_WORK TO BE COMPLETED_: Pull every line containing "with" out of the material below.

"""

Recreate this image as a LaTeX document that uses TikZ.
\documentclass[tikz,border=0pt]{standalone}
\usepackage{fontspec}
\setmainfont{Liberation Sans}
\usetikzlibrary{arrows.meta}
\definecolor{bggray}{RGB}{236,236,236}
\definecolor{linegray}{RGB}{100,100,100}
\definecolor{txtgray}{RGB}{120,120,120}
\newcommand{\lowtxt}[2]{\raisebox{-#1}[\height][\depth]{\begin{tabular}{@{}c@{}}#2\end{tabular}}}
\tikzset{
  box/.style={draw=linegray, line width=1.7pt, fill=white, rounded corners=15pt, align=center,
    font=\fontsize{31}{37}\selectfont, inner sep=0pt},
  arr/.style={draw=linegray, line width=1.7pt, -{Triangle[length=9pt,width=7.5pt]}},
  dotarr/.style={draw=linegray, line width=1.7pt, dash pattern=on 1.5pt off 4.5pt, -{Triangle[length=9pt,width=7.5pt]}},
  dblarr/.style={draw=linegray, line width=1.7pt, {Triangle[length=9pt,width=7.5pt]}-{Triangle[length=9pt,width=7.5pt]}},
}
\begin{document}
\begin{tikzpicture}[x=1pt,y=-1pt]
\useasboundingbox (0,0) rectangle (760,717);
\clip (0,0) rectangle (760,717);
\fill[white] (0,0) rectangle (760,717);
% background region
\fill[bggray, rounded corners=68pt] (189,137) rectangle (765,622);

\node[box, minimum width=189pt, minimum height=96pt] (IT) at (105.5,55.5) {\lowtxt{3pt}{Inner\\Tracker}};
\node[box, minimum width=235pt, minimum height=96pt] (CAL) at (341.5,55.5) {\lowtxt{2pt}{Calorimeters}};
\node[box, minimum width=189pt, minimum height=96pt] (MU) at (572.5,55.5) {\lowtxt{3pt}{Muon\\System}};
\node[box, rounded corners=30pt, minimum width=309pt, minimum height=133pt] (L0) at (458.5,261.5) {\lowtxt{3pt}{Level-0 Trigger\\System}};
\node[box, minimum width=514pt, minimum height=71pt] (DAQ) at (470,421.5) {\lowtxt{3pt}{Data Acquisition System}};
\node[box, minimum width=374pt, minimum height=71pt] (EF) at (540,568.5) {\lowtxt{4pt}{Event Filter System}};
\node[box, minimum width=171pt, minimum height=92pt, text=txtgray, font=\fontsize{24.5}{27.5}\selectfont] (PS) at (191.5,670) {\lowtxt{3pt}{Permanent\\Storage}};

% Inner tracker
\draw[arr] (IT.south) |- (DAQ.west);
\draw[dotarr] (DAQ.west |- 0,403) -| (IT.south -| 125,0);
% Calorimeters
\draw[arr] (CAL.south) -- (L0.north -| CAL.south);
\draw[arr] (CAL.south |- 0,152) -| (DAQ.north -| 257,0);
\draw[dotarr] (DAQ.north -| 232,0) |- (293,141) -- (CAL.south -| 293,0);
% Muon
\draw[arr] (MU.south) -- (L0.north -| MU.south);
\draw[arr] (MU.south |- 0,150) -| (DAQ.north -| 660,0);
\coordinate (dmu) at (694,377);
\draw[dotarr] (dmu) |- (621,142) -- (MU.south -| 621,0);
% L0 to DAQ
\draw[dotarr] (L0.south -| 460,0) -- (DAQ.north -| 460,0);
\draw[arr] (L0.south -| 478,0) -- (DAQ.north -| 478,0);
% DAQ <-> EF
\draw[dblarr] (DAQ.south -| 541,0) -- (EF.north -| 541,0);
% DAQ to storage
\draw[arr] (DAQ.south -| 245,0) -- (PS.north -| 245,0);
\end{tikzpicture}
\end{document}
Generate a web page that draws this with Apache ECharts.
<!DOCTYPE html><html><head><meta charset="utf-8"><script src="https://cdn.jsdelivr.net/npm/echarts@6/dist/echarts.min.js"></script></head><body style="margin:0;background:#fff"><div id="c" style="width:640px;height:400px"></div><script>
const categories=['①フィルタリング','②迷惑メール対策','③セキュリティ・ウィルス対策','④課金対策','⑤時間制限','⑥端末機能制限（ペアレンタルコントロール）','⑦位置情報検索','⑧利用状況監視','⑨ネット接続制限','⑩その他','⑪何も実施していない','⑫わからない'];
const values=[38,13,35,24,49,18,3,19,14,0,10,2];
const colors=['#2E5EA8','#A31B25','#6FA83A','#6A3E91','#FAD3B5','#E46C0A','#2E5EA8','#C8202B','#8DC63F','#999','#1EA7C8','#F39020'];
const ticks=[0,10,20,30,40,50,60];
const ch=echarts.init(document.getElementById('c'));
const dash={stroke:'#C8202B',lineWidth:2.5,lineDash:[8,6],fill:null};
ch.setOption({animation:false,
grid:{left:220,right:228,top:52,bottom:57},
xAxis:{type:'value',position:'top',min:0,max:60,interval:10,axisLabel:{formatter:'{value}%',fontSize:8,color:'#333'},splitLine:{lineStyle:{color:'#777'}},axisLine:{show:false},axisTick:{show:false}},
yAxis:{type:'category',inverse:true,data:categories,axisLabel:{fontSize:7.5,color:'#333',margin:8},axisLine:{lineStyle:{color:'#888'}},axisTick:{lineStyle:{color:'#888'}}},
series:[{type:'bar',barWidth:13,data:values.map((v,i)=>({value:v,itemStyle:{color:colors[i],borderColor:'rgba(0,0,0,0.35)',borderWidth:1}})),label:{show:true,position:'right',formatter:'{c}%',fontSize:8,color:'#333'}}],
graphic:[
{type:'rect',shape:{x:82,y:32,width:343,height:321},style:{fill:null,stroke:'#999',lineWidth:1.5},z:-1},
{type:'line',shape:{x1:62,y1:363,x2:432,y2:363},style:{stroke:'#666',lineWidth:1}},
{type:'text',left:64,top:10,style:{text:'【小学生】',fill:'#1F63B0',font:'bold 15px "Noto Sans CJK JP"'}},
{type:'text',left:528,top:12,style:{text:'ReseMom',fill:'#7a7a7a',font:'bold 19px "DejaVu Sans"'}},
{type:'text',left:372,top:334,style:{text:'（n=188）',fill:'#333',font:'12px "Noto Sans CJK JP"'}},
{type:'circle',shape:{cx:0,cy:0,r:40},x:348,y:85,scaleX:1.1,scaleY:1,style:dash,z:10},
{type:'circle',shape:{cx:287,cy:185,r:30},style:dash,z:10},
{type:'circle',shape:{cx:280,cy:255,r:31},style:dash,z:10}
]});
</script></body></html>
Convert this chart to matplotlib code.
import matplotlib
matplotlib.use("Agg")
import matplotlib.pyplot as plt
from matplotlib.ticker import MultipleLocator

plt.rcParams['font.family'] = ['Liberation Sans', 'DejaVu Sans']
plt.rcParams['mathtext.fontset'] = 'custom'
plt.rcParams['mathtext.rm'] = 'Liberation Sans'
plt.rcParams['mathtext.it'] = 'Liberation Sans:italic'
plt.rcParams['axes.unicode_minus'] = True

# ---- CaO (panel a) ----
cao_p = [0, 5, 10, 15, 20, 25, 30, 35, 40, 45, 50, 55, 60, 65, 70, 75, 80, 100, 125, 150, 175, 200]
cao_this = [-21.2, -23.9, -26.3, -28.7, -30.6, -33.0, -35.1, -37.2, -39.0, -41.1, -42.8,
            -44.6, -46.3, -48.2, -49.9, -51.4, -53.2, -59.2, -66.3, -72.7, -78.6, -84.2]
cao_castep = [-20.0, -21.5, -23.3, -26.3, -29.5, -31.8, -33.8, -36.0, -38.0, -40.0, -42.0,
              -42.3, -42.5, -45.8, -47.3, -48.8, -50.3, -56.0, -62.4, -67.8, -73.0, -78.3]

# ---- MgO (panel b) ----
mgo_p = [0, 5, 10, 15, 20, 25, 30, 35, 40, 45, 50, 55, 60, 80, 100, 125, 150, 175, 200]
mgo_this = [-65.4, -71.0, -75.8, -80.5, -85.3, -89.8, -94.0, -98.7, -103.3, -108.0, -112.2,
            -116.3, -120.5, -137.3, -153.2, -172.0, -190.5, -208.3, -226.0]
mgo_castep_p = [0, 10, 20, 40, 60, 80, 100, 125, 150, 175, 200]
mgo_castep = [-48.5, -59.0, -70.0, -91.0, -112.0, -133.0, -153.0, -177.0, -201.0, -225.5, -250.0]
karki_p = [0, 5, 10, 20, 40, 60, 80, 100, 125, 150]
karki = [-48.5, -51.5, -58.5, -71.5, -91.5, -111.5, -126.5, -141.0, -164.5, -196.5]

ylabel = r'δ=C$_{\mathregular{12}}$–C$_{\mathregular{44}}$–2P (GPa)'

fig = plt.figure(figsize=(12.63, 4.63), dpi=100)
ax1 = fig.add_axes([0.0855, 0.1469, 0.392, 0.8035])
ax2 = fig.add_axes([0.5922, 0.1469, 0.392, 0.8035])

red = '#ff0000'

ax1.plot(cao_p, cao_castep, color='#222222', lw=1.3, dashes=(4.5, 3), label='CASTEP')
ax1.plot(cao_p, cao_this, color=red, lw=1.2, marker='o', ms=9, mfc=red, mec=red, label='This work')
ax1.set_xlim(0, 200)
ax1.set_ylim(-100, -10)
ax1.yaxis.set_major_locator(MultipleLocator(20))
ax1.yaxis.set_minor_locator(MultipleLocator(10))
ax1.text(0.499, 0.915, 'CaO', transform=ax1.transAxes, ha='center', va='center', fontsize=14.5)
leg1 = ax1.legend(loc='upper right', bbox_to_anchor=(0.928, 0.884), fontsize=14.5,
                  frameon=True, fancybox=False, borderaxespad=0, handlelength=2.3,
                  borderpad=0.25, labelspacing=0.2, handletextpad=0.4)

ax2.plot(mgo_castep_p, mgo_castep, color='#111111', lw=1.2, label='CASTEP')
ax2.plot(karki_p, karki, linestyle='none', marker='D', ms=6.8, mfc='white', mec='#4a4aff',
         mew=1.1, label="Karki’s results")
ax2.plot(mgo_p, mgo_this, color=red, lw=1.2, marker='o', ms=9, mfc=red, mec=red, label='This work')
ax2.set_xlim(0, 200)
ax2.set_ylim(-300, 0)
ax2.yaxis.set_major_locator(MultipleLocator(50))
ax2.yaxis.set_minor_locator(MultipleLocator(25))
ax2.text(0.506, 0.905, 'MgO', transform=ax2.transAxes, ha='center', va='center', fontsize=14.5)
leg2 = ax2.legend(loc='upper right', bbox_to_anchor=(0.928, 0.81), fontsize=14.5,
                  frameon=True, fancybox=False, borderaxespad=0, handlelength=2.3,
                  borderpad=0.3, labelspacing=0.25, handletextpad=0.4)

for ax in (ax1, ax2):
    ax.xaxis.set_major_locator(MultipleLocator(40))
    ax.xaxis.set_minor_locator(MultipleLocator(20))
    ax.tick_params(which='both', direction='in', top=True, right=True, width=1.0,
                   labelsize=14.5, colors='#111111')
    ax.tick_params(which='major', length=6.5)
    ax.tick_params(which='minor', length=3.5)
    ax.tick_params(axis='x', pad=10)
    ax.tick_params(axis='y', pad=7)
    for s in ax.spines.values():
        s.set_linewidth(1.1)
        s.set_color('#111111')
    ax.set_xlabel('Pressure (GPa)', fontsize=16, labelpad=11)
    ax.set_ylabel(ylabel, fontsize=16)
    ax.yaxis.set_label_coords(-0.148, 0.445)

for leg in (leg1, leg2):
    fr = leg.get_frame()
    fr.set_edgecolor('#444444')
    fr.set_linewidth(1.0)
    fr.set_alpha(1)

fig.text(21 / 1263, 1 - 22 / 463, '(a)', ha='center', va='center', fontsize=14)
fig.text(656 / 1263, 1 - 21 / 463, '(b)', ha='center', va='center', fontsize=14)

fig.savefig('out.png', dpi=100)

"""
"""

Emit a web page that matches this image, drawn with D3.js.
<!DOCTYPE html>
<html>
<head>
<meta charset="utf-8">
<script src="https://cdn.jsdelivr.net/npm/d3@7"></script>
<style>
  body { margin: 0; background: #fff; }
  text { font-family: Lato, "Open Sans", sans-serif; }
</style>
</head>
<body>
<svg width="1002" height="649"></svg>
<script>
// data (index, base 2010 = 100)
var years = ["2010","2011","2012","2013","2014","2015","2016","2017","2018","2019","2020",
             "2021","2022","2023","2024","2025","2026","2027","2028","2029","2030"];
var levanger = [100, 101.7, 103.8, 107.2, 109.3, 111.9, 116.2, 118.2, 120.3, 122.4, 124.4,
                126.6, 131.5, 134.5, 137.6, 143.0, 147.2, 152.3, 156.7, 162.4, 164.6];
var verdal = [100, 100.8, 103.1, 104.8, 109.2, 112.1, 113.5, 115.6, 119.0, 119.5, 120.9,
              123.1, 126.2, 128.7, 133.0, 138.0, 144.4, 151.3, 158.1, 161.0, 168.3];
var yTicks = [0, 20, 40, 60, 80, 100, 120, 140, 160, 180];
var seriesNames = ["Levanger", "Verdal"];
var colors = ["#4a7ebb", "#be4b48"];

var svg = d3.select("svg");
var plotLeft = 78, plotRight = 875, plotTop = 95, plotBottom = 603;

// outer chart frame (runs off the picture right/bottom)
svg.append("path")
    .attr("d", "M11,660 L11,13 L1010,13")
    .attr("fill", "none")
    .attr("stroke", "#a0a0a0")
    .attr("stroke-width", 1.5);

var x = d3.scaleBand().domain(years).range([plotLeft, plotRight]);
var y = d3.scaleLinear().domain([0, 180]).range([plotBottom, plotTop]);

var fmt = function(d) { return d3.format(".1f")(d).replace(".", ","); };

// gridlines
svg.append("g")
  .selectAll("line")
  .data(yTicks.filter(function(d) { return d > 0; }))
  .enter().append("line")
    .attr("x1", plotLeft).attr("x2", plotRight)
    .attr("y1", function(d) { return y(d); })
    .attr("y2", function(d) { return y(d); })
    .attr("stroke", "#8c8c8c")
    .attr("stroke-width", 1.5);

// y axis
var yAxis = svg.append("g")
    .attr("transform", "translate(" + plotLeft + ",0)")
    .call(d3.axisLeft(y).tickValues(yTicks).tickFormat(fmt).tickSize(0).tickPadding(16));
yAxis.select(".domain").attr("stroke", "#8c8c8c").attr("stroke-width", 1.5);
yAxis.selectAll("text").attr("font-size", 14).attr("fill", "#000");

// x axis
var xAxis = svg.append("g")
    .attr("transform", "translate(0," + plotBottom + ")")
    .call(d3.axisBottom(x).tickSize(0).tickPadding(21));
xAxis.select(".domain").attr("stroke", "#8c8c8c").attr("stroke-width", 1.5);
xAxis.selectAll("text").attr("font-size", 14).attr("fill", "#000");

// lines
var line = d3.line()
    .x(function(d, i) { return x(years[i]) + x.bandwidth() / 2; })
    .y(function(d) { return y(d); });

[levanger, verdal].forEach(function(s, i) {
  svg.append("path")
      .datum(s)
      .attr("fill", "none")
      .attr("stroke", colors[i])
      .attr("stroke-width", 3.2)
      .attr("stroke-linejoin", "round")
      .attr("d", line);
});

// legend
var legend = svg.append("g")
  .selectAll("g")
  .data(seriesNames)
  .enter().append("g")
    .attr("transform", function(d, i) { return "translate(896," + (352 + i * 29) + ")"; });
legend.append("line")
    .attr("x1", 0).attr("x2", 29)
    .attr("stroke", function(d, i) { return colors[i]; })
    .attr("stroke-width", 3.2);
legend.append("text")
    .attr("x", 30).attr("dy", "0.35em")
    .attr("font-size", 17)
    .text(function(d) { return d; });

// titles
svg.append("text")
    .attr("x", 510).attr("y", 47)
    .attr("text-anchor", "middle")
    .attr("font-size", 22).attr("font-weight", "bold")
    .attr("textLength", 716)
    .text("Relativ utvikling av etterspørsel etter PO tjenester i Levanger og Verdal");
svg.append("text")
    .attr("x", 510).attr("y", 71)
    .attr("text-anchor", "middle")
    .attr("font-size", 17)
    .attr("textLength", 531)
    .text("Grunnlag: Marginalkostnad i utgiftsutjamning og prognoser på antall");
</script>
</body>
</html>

"""

_SOLUTION_:
Generate a web page that draws this with Apache ECharts.
Emit a web page that matches this image, drawn with D3.js.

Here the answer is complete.